Instructions to follow: Leave out the pictures and retype only the lines from the opening line to the line that holds "const phiLabels = ['0', '0.05', '0.10', '0.15', '0.20', '0.25'];", both ends included.

Source excerpt:
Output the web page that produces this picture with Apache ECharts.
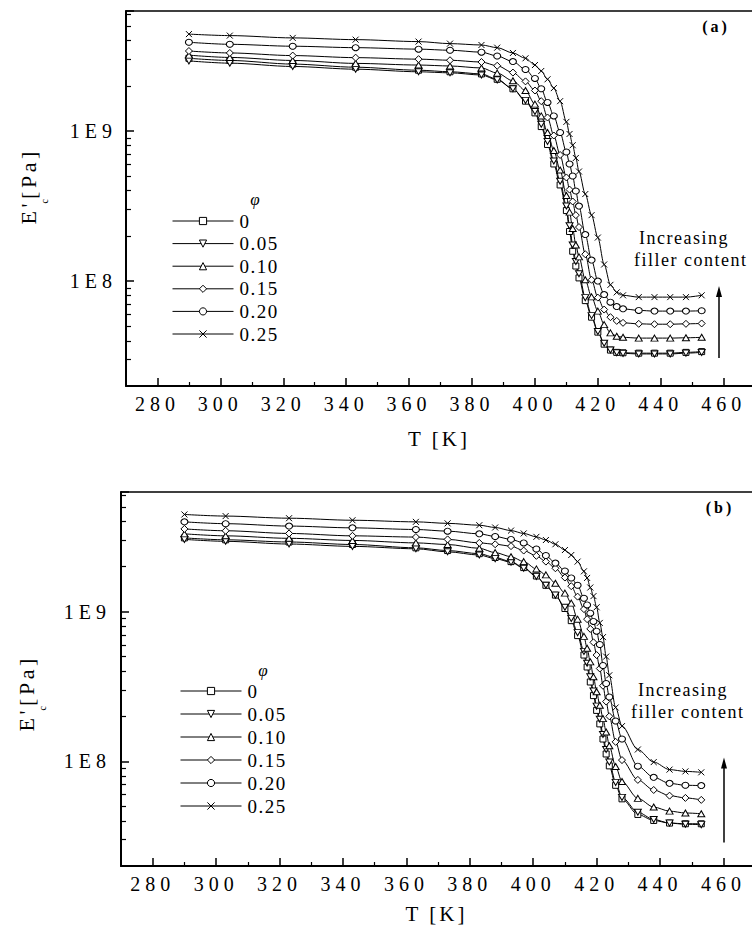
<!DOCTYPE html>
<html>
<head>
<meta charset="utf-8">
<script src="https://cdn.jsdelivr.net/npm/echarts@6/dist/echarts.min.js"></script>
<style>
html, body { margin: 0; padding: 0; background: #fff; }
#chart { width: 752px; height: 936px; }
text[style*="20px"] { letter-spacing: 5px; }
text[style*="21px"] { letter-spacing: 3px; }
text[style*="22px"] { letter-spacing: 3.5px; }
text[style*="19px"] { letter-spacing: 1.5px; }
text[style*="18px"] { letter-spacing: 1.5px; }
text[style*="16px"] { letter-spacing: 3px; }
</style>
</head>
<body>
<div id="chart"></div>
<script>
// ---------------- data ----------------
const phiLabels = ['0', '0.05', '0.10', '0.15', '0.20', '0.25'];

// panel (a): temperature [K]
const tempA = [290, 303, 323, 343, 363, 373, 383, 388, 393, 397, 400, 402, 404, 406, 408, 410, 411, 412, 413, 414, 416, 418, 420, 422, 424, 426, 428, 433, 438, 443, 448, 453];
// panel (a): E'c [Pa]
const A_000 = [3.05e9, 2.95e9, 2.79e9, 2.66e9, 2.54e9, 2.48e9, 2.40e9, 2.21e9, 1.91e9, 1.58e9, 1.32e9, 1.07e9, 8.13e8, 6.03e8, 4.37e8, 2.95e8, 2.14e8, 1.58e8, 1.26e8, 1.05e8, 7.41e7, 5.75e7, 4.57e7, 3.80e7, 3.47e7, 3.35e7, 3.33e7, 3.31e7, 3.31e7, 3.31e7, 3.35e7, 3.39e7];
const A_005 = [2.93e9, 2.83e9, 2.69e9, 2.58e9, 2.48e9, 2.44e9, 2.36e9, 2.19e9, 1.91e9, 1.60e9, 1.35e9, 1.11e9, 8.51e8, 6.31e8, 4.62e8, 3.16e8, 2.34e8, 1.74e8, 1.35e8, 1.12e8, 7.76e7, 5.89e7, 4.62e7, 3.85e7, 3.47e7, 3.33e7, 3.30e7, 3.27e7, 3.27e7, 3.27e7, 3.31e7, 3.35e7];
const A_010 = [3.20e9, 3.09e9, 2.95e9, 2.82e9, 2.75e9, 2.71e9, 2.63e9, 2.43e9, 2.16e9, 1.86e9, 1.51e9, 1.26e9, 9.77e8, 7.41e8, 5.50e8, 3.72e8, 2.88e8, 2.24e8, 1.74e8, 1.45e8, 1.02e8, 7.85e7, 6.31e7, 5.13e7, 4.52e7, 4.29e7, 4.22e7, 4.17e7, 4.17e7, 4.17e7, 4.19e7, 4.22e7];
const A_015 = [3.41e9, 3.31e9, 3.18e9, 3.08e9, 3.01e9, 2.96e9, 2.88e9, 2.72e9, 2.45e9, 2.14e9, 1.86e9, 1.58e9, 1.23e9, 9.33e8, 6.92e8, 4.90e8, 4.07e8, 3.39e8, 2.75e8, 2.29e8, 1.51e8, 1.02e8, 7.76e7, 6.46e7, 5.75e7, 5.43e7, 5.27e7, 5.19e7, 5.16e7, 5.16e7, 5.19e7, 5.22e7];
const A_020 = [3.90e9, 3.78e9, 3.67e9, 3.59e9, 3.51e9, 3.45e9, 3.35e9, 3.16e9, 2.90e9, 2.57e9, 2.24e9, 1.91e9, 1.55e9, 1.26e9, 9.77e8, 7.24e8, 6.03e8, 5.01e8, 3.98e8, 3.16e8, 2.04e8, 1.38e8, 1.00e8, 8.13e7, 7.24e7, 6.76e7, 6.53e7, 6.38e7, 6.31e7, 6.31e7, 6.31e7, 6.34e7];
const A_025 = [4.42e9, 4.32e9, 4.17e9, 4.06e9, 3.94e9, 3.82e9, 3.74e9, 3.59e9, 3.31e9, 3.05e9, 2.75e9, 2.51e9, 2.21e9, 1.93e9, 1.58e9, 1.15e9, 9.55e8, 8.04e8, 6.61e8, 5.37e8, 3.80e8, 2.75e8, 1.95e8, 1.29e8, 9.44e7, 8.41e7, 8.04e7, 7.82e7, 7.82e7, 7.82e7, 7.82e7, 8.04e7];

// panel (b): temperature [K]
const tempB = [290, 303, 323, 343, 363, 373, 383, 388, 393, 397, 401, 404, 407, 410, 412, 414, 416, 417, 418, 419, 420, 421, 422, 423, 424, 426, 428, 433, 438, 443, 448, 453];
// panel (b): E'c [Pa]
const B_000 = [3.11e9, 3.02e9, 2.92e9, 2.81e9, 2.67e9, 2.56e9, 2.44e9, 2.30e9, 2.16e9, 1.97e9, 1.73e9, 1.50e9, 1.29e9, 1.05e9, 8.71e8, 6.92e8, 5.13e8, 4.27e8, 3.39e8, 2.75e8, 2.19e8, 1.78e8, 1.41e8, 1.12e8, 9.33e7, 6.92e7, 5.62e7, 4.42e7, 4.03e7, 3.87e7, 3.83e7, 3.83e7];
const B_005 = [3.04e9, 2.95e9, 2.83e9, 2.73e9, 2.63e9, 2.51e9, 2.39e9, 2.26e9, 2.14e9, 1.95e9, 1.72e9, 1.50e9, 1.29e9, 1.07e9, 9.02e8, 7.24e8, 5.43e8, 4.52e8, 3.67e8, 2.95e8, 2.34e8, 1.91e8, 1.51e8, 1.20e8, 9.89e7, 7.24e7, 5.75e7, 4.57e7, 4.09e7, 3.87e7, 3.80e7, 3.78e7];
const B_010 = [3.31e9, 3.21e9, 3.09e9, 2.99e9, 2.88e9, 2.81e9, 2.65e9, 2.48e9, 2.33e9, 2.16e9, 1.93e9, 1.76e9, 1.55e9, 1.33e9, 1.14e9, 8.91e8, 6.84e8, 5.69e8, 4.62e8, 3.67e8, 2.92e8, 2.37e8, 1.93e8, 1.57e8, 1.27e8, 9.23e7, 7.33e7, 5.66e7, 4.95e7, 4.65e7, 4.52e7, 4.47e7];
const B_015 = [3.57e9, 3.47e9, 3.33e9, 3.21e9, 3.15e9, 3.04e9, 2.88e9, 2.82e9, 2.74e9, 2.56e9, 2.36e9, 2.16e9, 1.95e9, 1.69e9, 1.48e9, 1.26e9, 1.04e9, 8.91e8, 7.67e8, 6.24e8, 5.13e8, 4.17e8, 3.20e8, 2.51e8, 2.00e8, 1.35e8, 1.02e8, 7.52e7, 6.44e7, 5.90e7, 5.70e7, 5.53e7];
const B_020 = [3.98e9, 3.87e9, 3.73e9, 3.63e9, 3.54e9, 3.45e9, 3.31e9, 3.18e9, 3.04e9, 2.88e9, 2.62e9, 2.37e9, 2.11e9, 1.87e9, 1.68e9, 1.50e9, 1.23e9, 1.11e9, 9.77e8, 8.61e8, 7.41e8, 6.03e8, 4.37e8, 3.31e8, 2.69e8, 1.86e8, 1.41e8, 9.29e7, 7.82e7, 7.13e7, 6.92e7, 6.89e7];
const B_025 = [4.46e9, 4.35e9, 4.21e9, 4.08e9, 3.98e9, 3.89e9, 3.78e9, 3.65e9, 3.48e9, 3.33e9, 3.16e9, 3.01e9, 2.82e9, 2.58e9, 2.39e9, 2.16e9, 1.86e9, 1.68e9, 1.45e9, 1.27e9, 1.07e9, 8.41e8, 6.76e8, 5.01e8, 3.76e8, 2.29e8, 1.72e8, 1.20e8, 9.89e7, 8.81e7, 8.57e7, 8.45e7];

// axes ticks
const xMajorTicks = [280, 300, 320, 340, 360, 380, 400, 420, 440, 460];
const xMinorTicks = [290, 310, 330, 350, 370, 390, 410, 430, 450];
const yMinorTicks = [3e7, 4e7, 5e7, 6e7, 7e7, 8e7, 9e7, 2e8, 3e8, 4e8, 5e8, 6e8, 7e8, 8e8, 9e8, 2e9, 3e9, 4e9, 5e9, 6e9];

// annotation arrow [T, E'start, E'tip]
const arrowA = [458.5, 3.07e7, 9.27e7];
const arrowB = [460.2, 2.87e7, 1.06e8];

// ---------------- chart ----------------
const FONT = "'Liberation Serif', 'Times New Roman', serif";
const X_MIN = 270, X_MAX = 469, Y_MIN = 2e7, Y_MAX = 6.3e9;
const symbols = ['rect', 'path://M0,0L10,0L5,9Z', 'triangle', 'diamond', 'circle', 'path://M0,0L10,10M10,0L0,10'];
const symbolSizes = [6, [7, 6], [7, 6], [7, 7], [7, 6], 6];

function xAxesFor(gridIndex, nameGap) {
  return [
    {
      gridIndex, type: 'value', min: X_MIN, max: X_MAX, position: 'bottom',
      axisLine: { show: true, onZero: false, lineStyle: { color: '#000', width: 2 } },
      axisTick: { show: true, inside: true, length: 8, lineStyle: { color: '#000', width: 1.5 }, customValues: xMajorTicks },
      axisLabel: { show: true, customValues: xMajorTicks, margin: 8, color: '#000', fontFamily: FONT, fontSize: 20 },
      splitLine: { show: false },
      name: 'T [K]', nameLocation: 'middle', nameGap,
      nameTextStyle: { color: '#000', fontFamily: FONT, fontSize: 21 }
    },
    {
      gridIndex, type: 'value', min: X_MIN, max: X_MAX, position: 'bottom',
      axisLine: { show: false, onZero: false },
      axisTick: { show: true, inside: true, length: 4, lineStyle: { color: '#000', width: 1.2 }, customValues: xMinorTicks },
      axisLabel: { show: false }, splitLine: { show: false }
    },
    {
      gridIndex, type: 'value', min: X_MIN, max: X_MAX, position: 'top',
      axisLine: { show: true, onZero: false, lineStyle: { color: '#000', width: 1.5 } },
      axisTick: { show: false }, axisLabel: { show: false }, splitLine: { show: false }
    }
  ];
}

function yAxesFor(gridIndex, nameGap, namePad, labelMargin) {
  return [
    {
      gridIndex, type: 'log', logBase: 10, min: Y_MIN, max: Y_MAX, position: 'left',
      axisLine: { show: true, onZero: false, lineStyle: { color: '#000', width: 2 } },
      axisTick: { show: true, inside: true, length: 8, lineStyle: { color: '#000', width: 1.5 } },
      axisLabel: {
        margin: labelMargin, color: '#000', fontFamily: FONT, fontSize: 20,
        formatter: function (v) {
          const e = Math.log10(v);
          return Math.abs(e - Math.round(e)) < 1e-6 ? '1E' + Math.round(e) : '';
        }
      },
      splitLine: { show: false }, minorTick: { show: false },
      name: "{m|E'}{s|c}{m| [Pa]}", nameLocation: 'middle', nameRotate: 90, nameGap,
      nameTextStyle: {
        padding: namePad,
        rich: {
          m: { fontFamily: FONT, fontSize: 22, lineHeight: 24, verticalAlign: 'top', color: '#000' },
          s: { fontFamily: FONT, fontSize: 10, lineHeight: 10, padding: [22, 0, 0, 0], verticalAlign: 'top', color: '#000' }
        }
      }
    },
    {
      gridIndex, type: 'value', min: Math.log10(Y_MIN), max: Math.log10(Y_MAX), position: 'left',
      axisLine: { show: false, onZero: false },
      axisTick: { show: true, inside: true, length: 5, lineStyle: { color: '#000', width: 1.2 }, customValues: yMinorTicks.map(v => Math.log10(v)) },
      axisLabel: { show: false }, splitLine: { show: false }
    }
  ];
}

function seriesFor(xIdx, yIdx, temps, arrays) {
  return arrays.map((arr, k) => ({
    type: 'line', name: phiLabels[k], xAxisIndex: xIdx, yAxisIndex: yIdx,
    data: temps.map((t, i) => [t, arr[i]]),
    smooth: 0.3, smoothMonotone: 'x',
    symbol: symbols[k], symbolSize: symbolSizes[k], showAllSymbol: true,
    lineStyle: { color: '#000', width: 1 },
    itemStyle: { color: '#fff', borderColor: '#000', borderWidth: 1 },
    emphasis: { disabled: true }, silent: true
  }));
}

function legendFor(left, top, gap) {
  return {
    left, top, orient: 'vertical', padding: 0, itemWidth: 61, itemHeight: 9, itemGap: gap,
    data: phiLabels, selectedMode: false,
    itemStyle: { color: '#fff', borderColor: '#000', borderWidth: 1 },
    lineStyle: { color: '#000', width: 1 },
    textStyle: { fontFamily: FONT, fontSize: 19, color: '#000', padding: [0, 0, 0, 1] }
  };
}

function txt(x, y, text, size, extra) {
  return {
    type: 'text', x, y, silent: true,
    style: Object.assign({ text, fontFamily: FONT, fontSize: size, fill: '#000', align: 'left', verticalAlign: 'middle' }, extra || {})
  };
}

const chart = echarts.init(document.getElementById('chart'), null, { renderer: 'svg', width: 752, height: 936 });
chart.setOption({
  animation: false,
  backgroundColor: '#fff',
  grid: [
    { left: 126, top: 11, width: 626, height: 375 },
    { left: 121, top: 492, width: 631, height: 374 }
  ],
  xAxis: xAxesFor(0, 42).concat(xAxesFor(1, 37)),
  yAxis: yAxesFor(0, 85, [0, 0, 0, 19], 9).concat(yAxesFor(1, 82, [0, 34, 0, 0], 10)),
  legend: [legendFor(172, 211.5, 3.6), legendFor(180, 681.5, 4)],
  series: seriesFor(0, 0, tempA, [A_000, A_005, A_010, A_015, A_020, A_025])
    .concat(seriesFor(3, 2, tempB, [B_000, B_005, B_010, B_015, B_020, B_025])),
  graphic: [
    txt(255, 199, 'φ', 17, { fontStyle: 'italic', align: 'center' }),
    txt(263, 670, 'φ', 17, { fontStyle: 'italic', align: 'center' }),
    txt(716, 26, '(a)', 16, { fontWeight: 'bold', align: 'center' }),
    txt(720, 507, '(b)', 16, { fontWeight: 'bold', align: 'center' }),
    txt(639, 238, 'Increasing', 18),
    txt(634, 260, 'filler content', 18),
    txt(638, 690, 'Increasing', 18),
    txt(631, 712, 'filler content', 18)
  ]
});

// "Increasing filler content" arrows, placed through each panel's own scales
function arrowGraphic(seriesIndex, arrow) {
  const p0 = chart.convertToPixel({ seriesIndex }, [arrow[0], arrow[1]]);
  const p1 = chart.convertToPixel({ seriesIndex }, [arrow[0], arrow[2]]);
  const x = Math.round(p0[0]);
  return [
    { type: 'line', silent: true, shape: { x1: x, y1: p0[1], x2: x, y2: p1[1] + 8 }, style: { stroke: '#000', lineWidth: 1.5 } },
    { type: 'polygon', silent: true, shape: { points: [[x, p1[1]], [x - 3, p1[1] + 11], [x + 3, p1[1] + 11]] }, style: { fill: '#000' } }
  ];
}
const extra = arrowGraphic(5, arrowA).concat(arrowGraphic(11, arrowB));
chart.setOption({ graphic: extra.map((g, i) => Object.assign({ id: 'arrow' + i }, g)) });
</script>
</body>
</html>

Task answer:
Output the web page that produces this picture with Apache ECharts.
<!DOCTYPE html>
<html>
<head>
<meta charset="utf-8">
<script src="https://cdn.jsdelivr.net/npm/echarts@6/dist/echarts.min.js"></script>
<style>
html, body { margin: 0; padding: 0; background: #fff; }
#chart { width: 752px; height: 936px; }
text[style*="20px"] { letter-spacing: 5px; }
text[style*="21px"] { letter-spacing: 3px; }
text[style*="22px"] { letter-spacing: 3.5px; }
text[style*="19px"] { letter-spacing: 1.5px; }
text[style*="18px"] { letter-spacing: 1.5px; }
text[style*="16px"] { letter-spacing: 3px; }
</style>
</head>
<body>
<div id="chart"></div>
<script>
// ---------------- data ----------------
const phiLabels = ['0', '0.05', '0.10', '0.15', '0.20', '0.25'];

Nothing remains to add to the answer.